El Agua es Vida – Aqueduct Recovery Fund
El Agua es Vida!
On July 7, 2015, a sudden storm raged through Ghost Ranch Education & Retreat resulting in a flash flood that caused over $500,000 in damages. There were no injuries or fatalities. Losses included the Box Canyon aqueduct, the arts and craft buildings of Pot Hollow, Short House, the Pole Barn, the equipment shed, the Low Ropes Course, and the brand new Fiber Arts Studio. Executive Director Debra Hepler stated that even with the losses, she is grateful beyond words. “While the devastation and loss were extensive, we are blessed with wonderful guests, donors, friends and staff. We received an outpouring of generous offers of financial assistance and help in our recovery from the destruction, ” she said. About the future, Hepler said, “It may seem obvious but it needs to be said–we will not rebuild in the same area. But we will rebuild and plans are underway. ”
Today, Ghost Ranch is in full operation. Social Center has been transformed into Art Studio space and Youth Program and Cantina have been occurring in the Family Center and its attached tent space for the past two summers. Longer-range plans for Studio and Youth space are being reviewed and developed. 2016 and 2017 has given the ceramics, welding and glass art courses a fresh energy and the feedback has been positive. Both instructors and guests are enthused about their new environs. Additionally, the new yurt opened this year.
One area of concern remains. Rebuilding the Box Canyon Aqueduct is of primary importance. And this is where we need your help.
The first phase of the arroyo clean-up and stream restoration has recently been completed. Casa Alegre was torn down, and the debris removed from that site and the Pot Hollow area. While not damaged by the flood, Upper Pavilion was determined to have structural damage during an inspection for its roof repair, so it is not in use and it too will need to be taken down.
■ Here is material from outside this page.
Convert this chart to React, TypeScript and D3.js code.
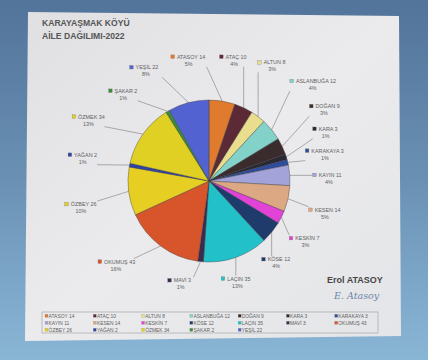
import * as d3 from "d3";

// family names and number of families, clockwise from 12 o'clock
const names = [
  "ATASOY", "ATAÇ", "ALTUN", "ASLANBUĞA", "DOĞAN", "KARA", "KARAKAYA",
  "KAYIN", "KESEN", "KESKİN", "KÖSE", "LAÇIN", "MAVİ", "OKUMUŞ",
  "ÖZBEY", "YAĞAN", "ÖZMEK", "ŞAKAR", "YEŞİL",
];
const counts = [14, 10, 8, 12, 9, 3, 3, 11, 14, 7, 12, 35, 3, 43, 26, 2, 34, 2, 22];

const colors = [
  "#e07a2c", "#5b2a36", "#e9dd8e", "#82d2c9", "#3a2c2c", "#2a2a36", "#2e4c9c",
  "#a3a3d9", "#dba883", "#e043d6", "#1f3b6b", "#22c0c9", "#3b2b52", "#d8552b",
  "#e6cf22", "#3142a2", "#e0d023", "#3a8b3a", "#5262d0",
];

// hand-placed data labels (offset from pie centre, in radii)
const labelOffsets: [number, number][] = [
  [-0.25, -1.51], [0.31, -1.51], [0.78, -1.44], [1.28, -1.21], [1.42, -0.9],
  [1.44, -0.62], [1.43, -0.35], [1.48, -0.05], [1.43, 0.38], [1.19, 0.73],
  [0.83, 0.99], [0.35, 1.23], [-0.35, 1.25], [-1.15, 1.02], [-1.58, 0.31],
  [-1.56, -0.3], [-1.49, -0.77], [-1.06, -1.09], [-0.78, -1.38],
];

const W = 428;
const H = 360;
const font = "'Liberation Sans', Arial, sans-serif";

export default function App() {
  const cx = 209;
  const cy = 181;
  const r = 81;
  const total = d3.sum(counts);

  const arcs = d3.pie<number>().sort(null).value((d) => d)(counts);
  const arc = d3.arc<d3.PieArcDatum<number>>().innerRadius(0).outerRadius(r);

  const labels = arcs.map((a, i) => {
    const mid = (a.startAngle + a.endAngle) / 2;
    const px = cx + Math.sin(mid) * r;
    const py = cy - Math.cos(mid) * r;
    const lx = cx + labelOffsets[i][0] * r;
    const ly = cy + labelOffsets[i][1] * r;
    const text = `${names[i]} ${counts[i]}`;
    const w = text.length * 3.3 + 6;
    const x0 = lx - w / 2;
    const x1 = lx + w / 2;
    const y0 = ly - 5;
    const y1 = ly + 8;
    const qx = Math.max(x0, Math.min(x1, px));
    const qy = Math.max(y0, Math.min(y1, py));
    return { i, px, py, qx, qy, lx, ly, text, w, pct: Math.round((counts[i] / total) * 100) + "%" };
  });

  const cols = 7;
  const legX = d3.scaleLinear().domain([0, cols]).range([45, 383]);
  const legY = d3.scaleLinear().domain([0, 1]).range([317.5, 324.5]);

  return (
    <svg
      width={W}
      height={H}
      viewBox={`0 0 ${W} ${H}`}
      style={{ position: "fixed", left: 0, top: 0, display: "block" }}
    >
      <defs>
        <linearGradient id="bg" x1="0" y1="0" x2="0" y2="1">
          <stop offset="0" stopColor="#52739a" />
          <stop offset="0.5" stopColor="#6a91b4" />
          <stop offset="1" stopColor="#8ab6d6" />
        </linearGradient>
        <linearGradient id="panel" x1="0" y1="0" x2="1" y2="1">
          <stop offset="0" stopColor="#e0e0e3" />
          <stop offset="0.5" stopColor="#ebebed" />
          <stop offset="1" stopColor="#e4e5e8" />
        </linearGradient>
      </defs>
      <rect width={W} height={H} fill="url(#bg)" />
      <polygon points="28,12 399,16 401,336 25,341" fill="url(#panel)" />

      <text x={42} y={26} fontFamily={font} fontWeight="bold" fontSize={8.6} fill="#555">
        KARAYAŞMAK KÖYÜ
      </text>
      <text x={42} y={39} fontFamily={font} fontWeight="bold" fontSize={8.6} fill="#555">
        AİLE DAĞILIMI-2022
      </text>

      <g transform={`translate(${cx},${cy})`}>
        {arcs.map((a, i) => (
          <path key={i} d={arc(a) ?? ""} fill={colors[i]} stroke="#3a3a3a" strokeWidth={0.4} />
        ))}
      </g>

      {labels.map((l) => (
        <g key={l.i} fontFamily={font} fontSize={5.4} fill="#606060">
          <line x1={l.px} y1={l.py} x2={l.qx} y2={l.qy} stroke="#666" strokeWidth={0.5} />
          <rect
            x={l.lx - l.w / 2}
            y={l.ly - 3.8}
            width={3.6}
            height={3.6}
            fill={colors[l.i]}
            stroke="#777"
            strokeWidth={0.3}
          />
          <text x={l.lx - l.w / 2 + 6} y={l.ly}>
            {l.text}
          </text>
          <text x={l.lx} y={l.ly + 7} textAnchor="middle">
            {l.pct}
          </text>
        </g>
      ))}

      <text x={327} y={283} fontFamily={font} fontWeight="bold" fontSize={9} fill="#454545">
        Erol ATASOY
      </text>
      <text
        x={334}
        y={299}
        fontFamily="'DejaVu Serif', serif"
        fontStyle="italic"
        fontSize={9.5}
        fill="#6b86a8"
      >
        E. Atasoy
      </text>

      <rect x={42} y={312} width={336} height={21} fill="none" stroke="#9a9a9a" strokeWidth={0.6} />
      {names.map((n, i) => {
        const x = legX(i % cols);
        const y = legY(Math.floor(i / cols));
        return (
          <g key={n} fontFamily={font} fontSize={4.9} fill="#606060">
            <rect x={x} y={y - 3.2} width={3} height={3} fill={colors[i]} stroke="#888" strokeWidth={0.2} />
            <text x={x + 3.6} y={y}>
              {`${n} ${counts[i]}`}
            </text>
          </g>
        );
      })}
    </svg>
  );
}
Use of the water in Box Canyon for irrigation purposes is necessary within 3 years of the flood date, by July of 2018, to prevent Ghost Ranch from losing water rights dating back to 1857. We are manually pumping water so we do not lose the rights while fundraising for the permanent rebuild of the system. The costs for the complete restoration of the stream, aqueduct system (which will be a modern pipe system instead of a concrete structure that could again be damaged) and modern irrigation system, none of which was included in flood insurance, are $535,000.